> [Given request]: Leaving the pictures out, print the lines from the first line of the listing through the line containing "480, 490, 499];", exactly as they read, and no others.

> [Provided data]:

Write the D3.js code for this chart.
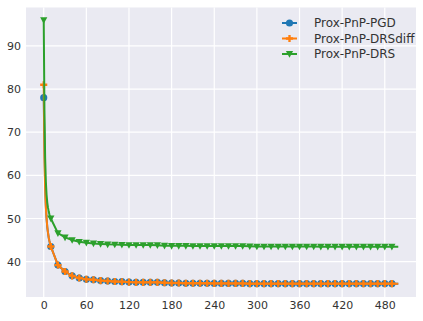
<!DOCTYPE html>
<html>
<head>
<meta charset="utf-8">
<script src="https://cdn.jsdelivr.net/npm/d3@7"></script>
<style>
  body { margin: 0; background: #fff; }
  svg text { font-family: "DejaVu Sans"; }
</style>
</head>
<body>
<div id="chart"></div>
<script>
// Prox-PnP convergence curves (markers every 10 iterations)

const iterations = [0, 1, 2, 3, 4, 5, 6, 7, 8, 9, 10,
  20, 30, 40, 50, 60, 70, 80, 90, 100, 110, 120, 130, 140, 150, 160, 170, 180, 190,
  200, 210, 220, 230, 240, 250, 260, 270, 280, 290, 300, 310, 320, 330, 340, 350,
  360, 370, 380, 390, 400, 410, 420, 430, 440, 450, 460, 470, 480, 490, 499];

const pgd = [78.0, 66.0, 58.0, 53.0, 50.0, 48.0, 46.7, 45.6, 44.8, 44.1, 43.5,
  39.2, 37.7, 36.7, 36.2, 35.9, 35.8, 35.6, 35.5, 35.4, 35.35, 35.25, 35.2, 35.2, 35.2, 35.2, 35.1, 35.05, 35.05,
  35.0, 35.0, 35.0, 35.0, 34.95, 34.95, 34.95, 34.95, 34.95, 34.9, 34.9, 34.9, 34.9, 34.9, 34.9, 34.9,
  34.9, 34.9, 34.9, 34.9, 34.9, 34.9, 34.9, 34.9, 34.9, 34.9, 34.9, 34.9, 34.9, 34.9, 34.9];

const drsdiff = [81.0, 64.0, 57.0, 52.5, 50.0, 48.0, 46.7, 45.6, 44.8, 44.1, 43.5,
  39.2, 37.7, 36.7, 36.2, 35.9, 35.8, 35.6, 35.5, 35.4, 35.35, 35.25, 35.2, 35.2, 35.2, 35.2, 35.1, 35.05, 35.05,
  35.0, 35.0, 35.0, 35.0, 34.95, 34.95, 34.95, 34.95, 34.95, 34.9, 34.9, 34.9, 34.9, 34.9, 34.9, 34.9,
  34.9, 34.9, 34.9, 34.9, 34.9, 34.9, 34.9, 34.9, 34.9, 34.9, 34.9, 34.9, 34.9, 34.9, 34.9];

const drs = [96.0, 75.0, 64.0, 58.5, 55.5, 53.7, 52.5, 51.6, 50.9, 50.4, 50.0,
  46.6, 45.6, 45.0, 44.6, 44.4, 44.2, 44.1, 44.0, 43.95, 43.9, 43.85, 43.85, 43.85, 43.85, 43.8, 43.7, 43.65, 43.65,
  43.65, 43.6, 43.6, 43.6, 43.6, 43.6, 43.6, 43.6, 43.6, 43.55, 43.5, 43.5, 43.5, 43.5, 43.5, 43.5,
  43.5, 43.5, 43.5, 43.45, 43.45, 43.45, 43.45, 43.45, 43.45, 43.45, 43.45, 43.45, 43.45, 43.45, 43.45];

const seriesNames = ["Prox-PnP-PGD", "Prox-PnP-DRSdiff", "Prox-PnP-DRS"];
const seriesColors = ["#1f77b4", "#ff7f0e", "#2ca02c"];
const seriesValues = [pgd, drsdiff, drs];

const xTicks = [0, 60, 120, 180, 240, 300, 360, 420, 480];
const yTicks = [40, 50, 60, 70, 80, 90];

const width = 423, height = 321;
const margin = { top: 7.5, right: 7, bottom: 24, left: 26 };
const FONT = "'DejaVu Sans', 'Liberation Sans', sans-serif";

const svg = d3.select("#chart").append("svg")
  .attr("width", width)
  .attr("height", height);

const x = d3.scaleLinear()
  .domain([-24.95, 523.95])
  .range([margin.left, width - margin.right]);

const y = d3.scaleLinear()
  .domain([31.8, 98.9])
  .range([height - margin.bottom, margin.top]);

// background panel
svg.append("rect")
  .attr("x", margin.left)
  .attr("y", margin.top)
  .attr("width", width - margin.left - margin.right)
  .attr("height", height - margin.top - margin.bottom)
  .attr("fill", "#eaeaf2");

// grid
svg.append("g")
  .selectAll("line")
  .data(xTicks)
  .join("line")
  .attr("x1", d => x(d)).attr("x2", d => x(d))
  .attr("y1", margin.top).attr("y2", height - margin.bottom)
  .attr("stroke", "#fff").attr("stroke-width", 1.2);

svg.append("g")
  .selectAll("line")
  .data(yTicks)
  .join("line")
  .attr("x1", margin.left).attr("x2", width - margin.right)
  .attr("y1", d => y(d)).attr("y2", d => y(d))
  .attr("stroke", "#fff").attr("stroke-width", 1.2);

// axes (labels only, seaborn style)
const xAxis = svg.append("g")
  .attr("transform", `translate(0,${height - margin.bottom})`)
  .call(d3.axisBottom(x).tickValues(xTicks).tickSize(0).tickPadding(4));
const yAxis = svg.append("g")
  .attr("transform", `translate(${margin.left},0)`)
  .call(d3.axisLeft(y).tickValues(yTicks).tickSize(0).tickPadding(5));

[xAxis, yAxis].forEach(a => {
  a.attr("font-family", null).attr("font-size", null);
  a.select(".domain").remove();
  a.selectAll("text")
    .style("font-family", FONT)
    .style("font-size", "11px")
    .attr("fill", "#333");
});

// series
const line = d3.line()
  .x((d, i) => x(iterations[i]))
  .y(d => y(d));

const symbols = [d3.symbolCircle, d3.symbolCross, null];

function drawMarker(g, k, cx, cy) {
  const c = seriesColors[k];
  if (k === 2) {
    // downward triangle
    const s = 3.6;
    g.append("path")
      .attr("d", `M${cx - s},${cy - s * 0.8}L${cx + s},${cy - s * 0.8}L${cx},${cy + s * 1.05}Z`)
      .attr("fill", c);
  } else {
    g.append("path")
      .attr("transform", `translate(${cx},${cy})`)
      .attr("d", d3.symbol().type(symbols[k]).size(k === 0 ? 40 : 28)())
      .attr("fill", c);
  }
}

seriesValues.forEach((vals, k) => {
  const g = svg.append("g");
  g.append("path")
    .datum(vals)
    .attr("d", line)
    .attr("fill", "none")
    .attr("stroke", seriesColors[k])
    .attr("stroke-width", 2);
  vals.forEach((v, i) => {
    if (iterations[i] % 10 === 0) drawMarker(g, k, x(iterations[i]), y(v));
  });
});

// legend
const legend = svg.append("g").attr("transform", "translate(282,23)");
seriesNames.forEach((name, k) => {
  const row = legend.append("g").attr("transform", `translate(0,${k * 15.5})`);
  row.append("line")
    .attr("x1", 0).attr("x2", 15)
    .attr("stroke", seriesColors[k]).attr("stroke-width", 2);
  drawMarker(row, k, 7.5, 0);
  row.append("text")
    .attr("x", 32).attr("y", 0)
    .attr("dy", "0.35em")
    .style("font-family", FONT)
    .style("font-size", "12px")
    .attr("fill", "#333")
    .text(name);
});
</script>
</body>
</html>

> [Answer to this problem]:
Write the D3.js code for this chart.
<!DOCTYPE html>
<html>
<head>
<meta charset="utf-8">
<script src="https://cdn.jsdelivr.net/npm/d3@7"></script>
<style>
  body { margin: 0; background: #fff; }
  svg text { font-family: "DejaVu Sans"; }
</style>
</head>
<body>
<div id="chart"></div>
<script>
// Prox-PnP convergence curves (markers every 10 iterations)

const iterations = [0, 1, 2, 3, 4, 5, 6, 7, 8, 9, 10,
  20, 30, 40, 50, 60, 70, 80, 90, 100, 110, 120, 130, 140, 150, 160, 170, 180, 190,
  200, 210, 220, 230, 240, 250, 260, 270, 280, 290, 300, 310, 320, 330, 340, 350,
  360, 370, 380, 390, 400, 410, 420, 430, 440, 450, 460, 470, 480, 490, 499];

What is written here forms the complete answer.